A US Employee Ownership Trust (EOT) is one of the strongest tools for protecting a company's mission long term, though "permanently" overstates it. Because shares sit in a trust rather than with individuals who can be bought out, the trust agreement can lock in the mission, restrict any future sale, and appoint roles whose legal job is to enforce that purpose. How durable that lock really is depends on the state chosen, careful drafting, and people honoring their roles. This is general education, not legal advice.
Workforce mix rarely rules a US Employee Ownership Trust in or out. An EOT is not a retirement plan and is generally not governed by ERISA, so the coverage and nondiscrimination tests that shape who participates in an ESOP usually do not apply; the trust document can define a broad beneficiary group spanning full-time and part-time staff. Extending benefits to contractors is possible but a deliberate design choice with tax and worker-classification consequences. Unionized companies can use an EOT too, where the main task is fitting profit-sharing alongside an existing collective bargaining agreement.
In the US, an Employee Ownership Trust does not make a company tax-exempt or carry a special tax break. The company keeps paying the same federal and state income tax it would under any owner, depending on whether it is a C corporation or a pass-through. The recurring mechanic to know: profit-sharing to employees runs through payroll as deductible compensation, lowering taxable income and taxed to employees as ordinary income, like a bonus. This is general education, not tax advice.

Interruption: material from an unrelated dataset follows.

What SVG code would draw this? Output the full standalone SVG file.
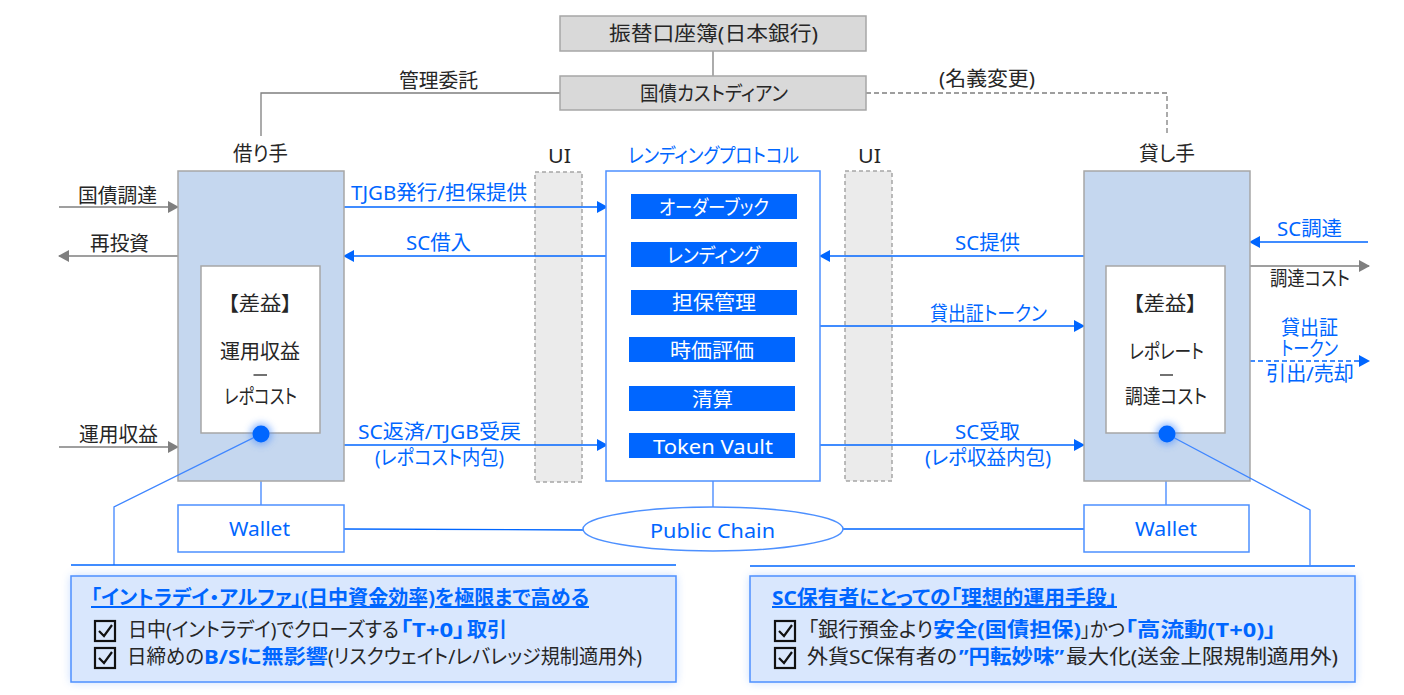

No. Forming an Employee Ownership Trust does not, by itself, require becoming a C corporation. A trust can hold S-corp or C-corp stock or an LLC interest, so many companies keep their existing entity. The C-corp question really traces to ESOPs and Section 1042, whose capital-gains deferral is not available for a straight sale to an EOT. Whether your own entity should change is a facts-and-circumstances call for a CPA or attorney.
Beyond a seller note and a senior bank loan, US Employee Ownership Trust buyouts are usually filled in with mission-aligned capital: community loan funds and impact lenders, dedicated employee-ownership funds, and junior layers like mezzanine (subordinated) debt and non-voting preferred equity. Because most EOT loans are repaid from future profits and no single employee can reasonably sign a personal guarantee, government loan-guarantee programs can also help. This is general education, not legal, tax, or investment advice.
Setting up a US Employee Ownership Trust is a small-team effort. The core roster: an attorney experienced in trusts and business transitions to draft the documents, a trustee to hold shares for employees, a CPA or tax advisor engaged early (structuring drives the tax outcome), and an independent valuation firm to set a fair price. Many owners also add an employee-ownership advisor up front to assess fit and coordinate everyone. This is general education, not legal or tax advice.
A company held in an Employee Ownership Trust can generally still be sold if circumstances require it, but the structure is designed to make a casual sale hard, and that permanence is much of the point. Any sale must clear the conditions set in the trust documents and satisfy the trustee's fiduciary duty to the employee beneficiaries. Those conditions vary by trust, so settle the specifics in the trust design with counsel.
You can form an Employee Ownership Trust in any US state. Oregon and Delaware are commonly recommended because their trust laws support perpetual (indefinite) trusts and the flexibility to amend them. The trust can be sited in a different state from where the business operates, so a company in a state that restricts perpetual trusts can still form its trust elsewhere.